OKAFOR, Brandon, Geology, The University of Texas at Austin, 4600 Elmont Dr, Austin, TX 78741, bokafor1208@gmail.com

In this study we trace water using stable oxygen and hydrogen isotope ratios in clay-rich soils (Vertisols) that are common on floodplains in central Texas and the uplands of the Blackland Prairie. Our objectives are twofold. First, a better understanding of water movement in these soils would help improve water management, irrigation operations and models of contaminant transfer from the surface to groundwater. Second, water movement in these soils influences the formation and oxygen isotope composition of pedogenic carbonate.
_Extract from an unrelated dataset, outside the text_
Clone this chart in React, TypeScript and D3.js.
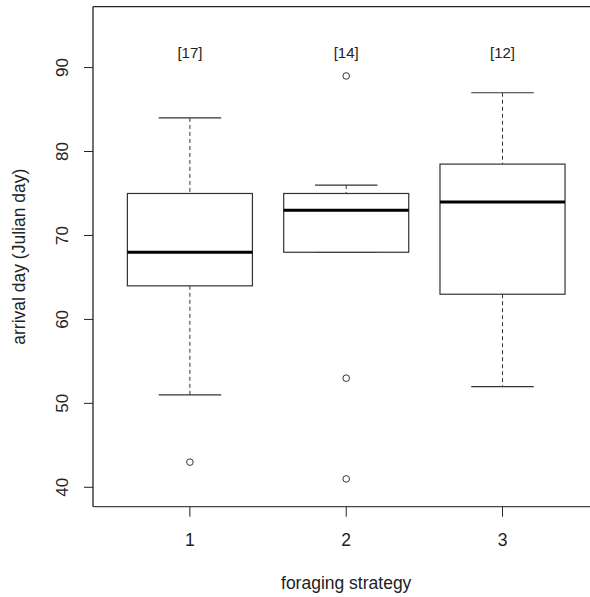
import React from "react";
import * as d3 from "d3";

const groups = ["1", "2", "3"];
const counts = ["[17]", "[14]", "[12]"];
const lowerWhisker = [51, 68, 52];
const q1 = [64, 68, 63];
const median = [68, 73, 74];
const q3 = [75, 75, 78.5];
const upperWhisker = [84, 76, 87];
const outliers = [[43], [89, 53, 41], []];
const yTicks = [40, 50, 60, 70, 80, 90];

export default function App() {
  const W = 590, H = 597;
  const left = 93, top = 6.7, bottom = 506.7;
  const x = d3.scaleLinear().domain([0.38, 3.62]).range([left, left + 156.3 * 3.24]);
  const y = d3.scaleLinear().domain([37.69, 97.25]).range([bottom, top]);
  const bw = x(1.4) - x(1); // half box width (0.4 units)
  const cap = bw / 2;
  const lineCol = "#333";
  const font = "'Liberation Sans', Arial, sans-serif";
  return (
    <svg width={W} height={H} style={{ position: "absolute", left: 0, top: 0 }} fontFamily={font}>
      <rect width={W} height={H} fill="#fff" />
      {/* frame */}
      <line x1={left} x2={W + 10} y1={top} y2={top} stroke="#222" strokeWidth={1.3} />
      <line x1={left} x2={W + 10} y1={bottom} y2={bottom} stroke="#444" strokeWidth={1.3} />
      <line x1={left} x2={left} y1={top} y2={bottom} stroke="#222" strokeWidth={1.3} />
      {/* y axis */}
      {yTicks.map((t) => (
        <g key={t}>
          <line x1={left - 9} x2={left} y1={y(t)} y2={y(t)} stroke="#222" strokeWidth={1} />
          <text
            transform={`translate(${62},${y(t)}) rotate(-90)`}
            textAnchor="middle"
            dominantBaseline="central"
            fontSize={17}
            fill="#222"
          >
            {t}
          </text>
        </g>
      ))}
      {/* x axis */}
      {groups.map((g, i) => (
        <g key={g}>
          <line x1={x(i + 1)} x2={x(i + 1)} y1={bottom} y2={bottom + 10} stroke="#222" strokeWidth={1} />
          <text x={x(i + 1)} y={540} textAnchor="middle" dominantBaseline="central" fontSize={17.5} fill="#222">
            {g}
          </text>
        </g>
      ))}
      <text x={x(2)} y={583} textAnchor="middle" dominantBaseline="central" fontSize={17.5} fill="#222">
        foraging strategy
      </text>
      <text
        transform={`translate(19,${(top + bottom) / 2}) rotate(-90)`}
        textAnchor="middle"
        dominantBaseline="central"
        fontSize={17.5}
        fill="#222"
      >
        arrival day (Julian day)
      </text>
      {/* boxes */}
      {groups.map((g, i) => {
        const cx = x(i + 1);
        return (
          <g key={"b" + g}>
            <line x1={cx} x2={cx} y1={y(upperWhisker[i])} y2={y(q3[i])} stroke={lineCol} strokeDasharray="4,3" />
            <line x1={cx} x2={cx} y1={y(q1[i])} y2={y(lowerWhisker[i])} stroke={lineCol} strokeDasharray="4,3" />
            <line x1={cx - cap} x2={cx + cap} y1={y(upperWhisker[i])} y2={y(upperWhisker[i])} stroke={lineCol} strokeWidth={1.2} />
            <line x1={cx - cap} x2={cx + cap} y1={y(lowerWhisker[i])} y2={y(lowerWhisker[i])} stroke={lineCol} strokeWidth={1.2} />
            <rect
              x={cx - bw}
              y={y(q3[i])}
              width={2 * bw}
              height={y(q1[i]) - y(q3[i])}
              fill="#fff"
              stroke={lineCol}
              strokeWidth={1.2}
            />
            <line x1={cx - bw} x2={cx + bw} y1={y(median[i])} y2={y(median[i])} stroke="#000" strokeWidth={3} />
            {outliers[i].map((o, k) => (
              <circle key={k} cx={cx} cy={y(o)} r={3.3} fill="none" stroke={lineCol} strokeWidth={1} />
            ))}
            <text x={cx} y={52} textAnchor="middle" dominantBaseline="central" fontSize={15} fill="#222">
              {counts[i]}
            </text>
          </g>
        );
      })}
    </svg>
  );
}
Floodplain Vertisols are good modern analogs for many of the paleosols typically used to reconstruct past climates. Therefore improved understanding of modern Vertisols helps interpret the oxygen isotope composition of paleosol carbonate nodules. We hypothesize that: 1) evaporation occurs deeper in Vertisols than other soils and 2) that peodgenic carbonate records the oxygen isotope composition of mean annual precipitation. Previous natural abundance isotope tracer work indicates that evaporation is typically limited to the top 20cm in soils (Gazis 2004). Evaporation from clayey soil is expected to be different because clay rich soils crack when dry, exposing deeper parts of the soil to air. On September 17, 2012, we collected soil samples from the top meter of a Trinity River floodplain Vertisol southeast of Dallas, Texas. Soil water was extracted from soil samples by boiling under vacuum for isotopic analysis and gravimetric water content was measured for each soil sample. Our results show that water content generally decreases with depth in the top meter and that soil samples with the lowest water content have the lowest d18O and dD values (d18O = -6‰ at 100 cm). These trends in water content and isotopic composition are the opposite of the trends expected for evaporation of water. The d18O value of soil water at 100 cm is substantially lower than the d18O value of mean annual precipitation in Austin and similar to the d18O value of precipitation that falls during large events (d18O = -7‰ Pape, 2010). This suggests that large rainstorms may preferentially recharge the deeper portions of these slowly permeable (when wet) soils, but more monitoring is required for verification. If true, the d18O value of pedogenic carbonate in clay rich paleosols may be biased toward the d18O values of large events.